Durante o evento, uma competição envolveu dez startups brasileiras e dez canadenses. As nacionais foram selecionadas pelos programas Start-Up Brasil e Aceleratech. Os vencedores vão conhecer o Communitech, um dos nós da CDMN. Pelo Canadá, o ganhador foi a Zighra, que trabalha com segurança para dispositivos móveis. A empresa brasileira premiada foi a eStoks, que criou um sistema de gestão e comercialização de estoques excedentes de grandes empresas.
 

Inclusão para todos

Um dos painéis abordou a inclusão digital de pessoas com deficiência, algo ainda distante, segundo Joana Belarmino, professora de comunicação social da Universidade Federal da Paraíba. “A sociedade e as corporações não conhecem a realidade dessas pessoas”, disse ela, que tem deficiência visual. Os problemas começam no apoio financeiro para iniciativas inclusivas. André Luiz Brandão, criador do Jecripe, um jogo para crianças com Síndrome de Down, explicou que o game foi feito em 10 meses com aporte, obtido por edital, de apenas R$ 48 mil do governo do Rio de Janeiro. “Para uma equipe de várias pessoas trabalharem por um ano, dá para calcular que não foi feito por dinheiro”, desabafou. 

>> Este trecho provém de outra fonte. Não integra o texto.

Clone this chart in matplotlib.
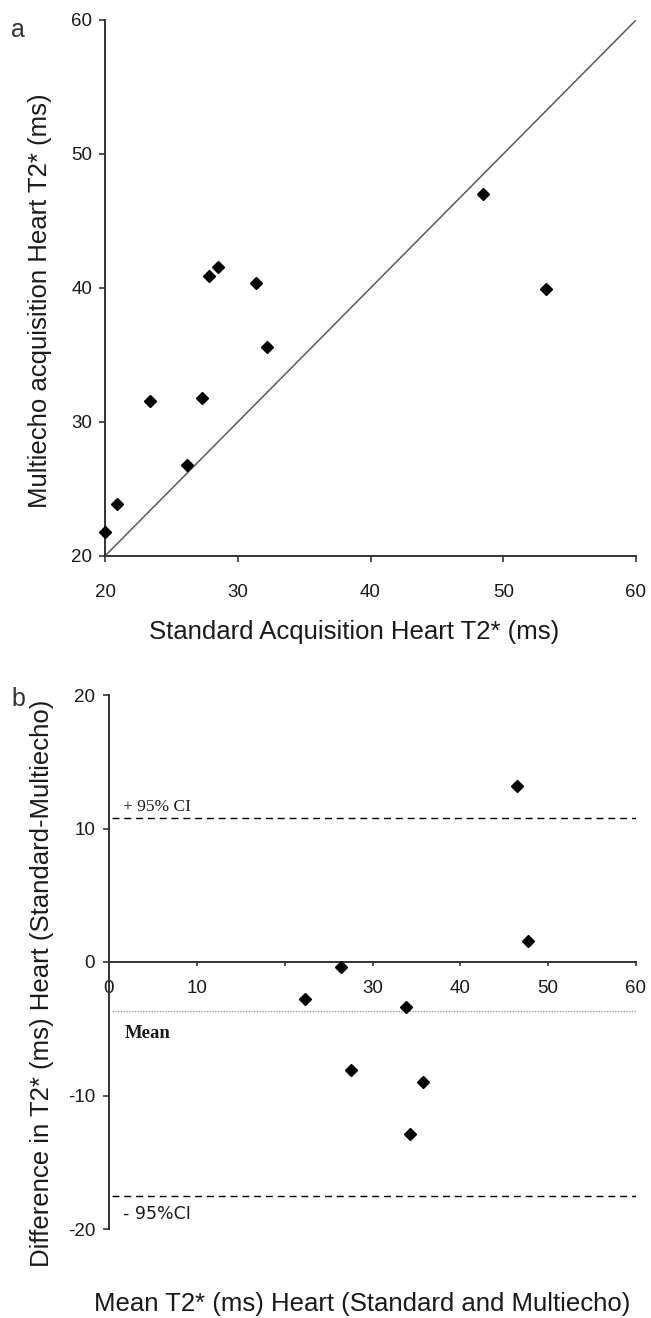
"""
T2* heart: standard vs multiecho acquisition (a) and Bland-Altman plot (b).
"""

import matplotlib
matplotlib.use("Agg")
import matplotlib.pyplot as plt

plt.rcParams["font.family"] = ["Liberation Sans", "DejaVu Sans"]

# ── data: panel a ──────────────────────────────────────────────
standard_t2 = [48.5, 53.2, 27.8, 28.5, 31.4, 32.2, 23.4, 27.3, 26.2, 20.9, 20.0]
multiecho_t2 = [47.0, 39.9, 40.9, 41.6, 40.4, 35.6, 31.6, 31.8, 26.8, 23.9, 21.8]
identity = [20, 60]
a_ticks = [20, 30, 40, 50, 60]

# ── data: panel b ──────────────────────────────────────────────
mean_t2 = [46.5, 47.7, 26.4, 22.3, 33.8, 27.6, 35.8, 34.3]
diff_t2 = [13.2, 1.6, -0.4, -2.8, -3.4, -8.1, -9.0, -12.9]
upper_ci = 10.8
mean_diff = -3.7
lower_ci = -17.5
b_xticks = [0, 10, 20, 30, 40, 50, 60]
b_xticklabels = ["0", "10", "", "30", "40", "50", "60"]
b_yticks = [-20, -10, 0, 10, 20]

W, H = 651, 1318
fig = plt.figure(figsize=(W / 100, H / 100), dpi=100)

tick_font = {"size": 13.5}
label_size = 18.5
spine_col = "#333333"
text_col = "#1a1a1a"


def fx(px):
    return px / W


def fy(py):
    return 1 - py / H


# ── panel a ────────────────────────────────────────────────────
ax1 = fig.add_axes([fx(105), fy(556), (636 - 105) / W, (556 - 20) / H])
ax1.plot(identity, identity, color="#5a5a5a", linewidth=1.1)
ax1.plot(standard_t2, multiecho_t2, linestyle="none", marker="D", markersize=6.5,
         color="black", clip_on=False, zorder=3)
ax1.set_xlim(20, 60)
ax1.set_ylim(20, 60)
ax1.set_xticks(a_ticks)
ax1.set_yticks(a_ticks)
ax1.set_xticklabels([str(t) for t in a_ticks], fontdict=tick_font)
ax1.set_yticklabels([str(t) for t in a_ticks], fontdict=tick_font)
for s in ["top", "right"]:
    ax1.spines[s].set_visible(False)
for s in ["left", "bottom"]:
    ax1.spines[s].set_color(spine_col)
    ax1.spines[s].set_linewidth(1.4)
ax1.tick_params(direction="out", length=4, width=1.2, color=spine_col,
                labelcolor=text_col, pad=5)
ax1.tick_params(axis="x", pad=16)
fig.text(fx(354), fy(632), "Standard Acquisition Heart T2* (ms)", fontsize=label_size,
         color=text_col, ha="center", va="center")
fig.text(fx(40), fy(301), "Multiecho acquisition Heart T2* (ms)", fontsize=label_size,
         color=text_col, ha="center", va="center", rotation=90)
fig.text(fx(18), fy(30), "a", fontsize=18, color="#333333", ha="center", va="center")

# ── panel b ────────────────────────────────────────────────────
ax2 = fig.add_axes([fx(109), fy(1229), (636 - 109) / W, (1229 - 695) / H])
dash = (0, (5, 3.5))
ax2.axhline(upper_ci, xmin=0.006, color="black", linestyle=dash, linewidth=1.0)
ax2.axhline(lower_ci, xmin=0.006, color="black", linestyle=dash, linewidth=1.0)
ax2.axhline(mean_diff, xmin=0.006, color="#9a9a9a", linestyle=(0, (1, 1)), linewidth=1.0)
ax2.plot(mean_t2, diff_t2, linestyle="none", marker="D", markersize=6.5, color="black",
         zorder=3)
ax2.set_xlim(0, 60)
ax2.set_ylim(-20, 20)
ax2.spines["bottom"].set_position(("data", 0))
for s in ["top", "right"]:
    ax2.spines[s].set_visible(False)
for s in ["left", "bottom"]:
    ax2.spines[s].set_color(spine_col)
    ax2.spines[s].set_linewidth(1.4)
ax2.set_xticks(b_xticks)
ax2.set_xticklabels(b_xticklabels, fontdict=tick_font)
ax2.set_yticks(b_yticks)
ax2.set_yticklabels([str(t) for t in b_yticks], fontdict=tick_font)
ax2.tick_params(direction="out", length=4, width=1.2, color=spine_col,
                labelcolor=text_col, pad=6)
ax2.tick_params(axis="x", length=3, pad=10)
fig.text(fx(42), fy(983), "Difference in T2* (ms) Heart (Standard-Multiecho)",
         fontsize=label_size, color=text_col, ha="center", va="center", rotation=90)
fig.text(fx(362), fy(1304), "Mean T2* (ms) Heart (Standard and Multiecho)",
         fontsize=label_size, color=text_col, ha="center", va="center")

serif = ["Liberation Serif", "DejaVu Serif"]
fig.text(fx(123), fy(807), "+ 95% CI", family=serif, fontsize=12.5, va="center",
         color=text_col)
fig.text(fx(125), fy(1034), "Mean", family=serif, fontsize=13.5, va="center",
         color=text_col, fontweight="semibold")
fig.text(fx(123), fy(1214), "- 95%CI", family=["DejaVu Sans"], fontsize=12.5, va="center",
         color=text_col)
fig.text(fx(18), fy(699), "b", fontsize=18, color="#333333", ha="center", va="center")

fig.savefig("out.png", dpi=100)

O Jecripe ganhou diversos prêmios desde o lançamento, em 2010. Traz exercícios para desenvolver as habilidade de crianças com a síndrome. Ao executar exercícios, as crianças recebem orientações e recebem retorno de erros ou acertos. Uma segunda versão, com novos exercícios, está sendo desenvolvida, novamente, com estímulo de edital de 2012, também do governo do Rio de Janeiro. O primeiro game pode ser baixado gratuitamente no site www.jecripe.com.br. “Foram mais de 15 mil downloads, mas não temos ideia de quantas pessoas usam. Podem ser usos individuais ou em turmas”, lembra.

A próxima edição do evento já está sendo planejada pela Anid e pelo governo da Paraíba. O formato será semelhante, mas mudam as parcerias. Sai o Canadá, entram Alemanha, Coreia do Sul e Japão, que trarão delegações e jovens empreendedores ligados ao setor de Tecnologia da Informação. A data do próximo Brasil 3.0 será definida nos próximos meses, mas deve se manter no segundo semestre do ano. João Pessoa continuará a sediar o encontro. 

http://www.br30.org.br
*O repórter viajou a convite da Anid

Vem aí o Fisl15!

A OID também teve instalação de GNU/Linux, debates sobre programação e a inauguração da comunidade online (softwarelivre.org/fisl15) da próxima edição do Fórum Internacional Software Livre, que acontece entre 7 e 10 de maio, no Centro de Eventos da PUC-RS, em Porto Alegre. Este ano o evento foi antecipado por causa da Copa do Mundo.

 

A comunidade online do Fisl15 foi construída com o Noosfero, plataforma livre nacional, desenvolvida em parceria por USP, Serpro, UnB e programadores voluntários de diversos países. As inscrições já podem ser feitas, tanto para quem deseja participar, como para quem quer apresentar trabalho no evento – neste caso, a data limite é 28 de abril.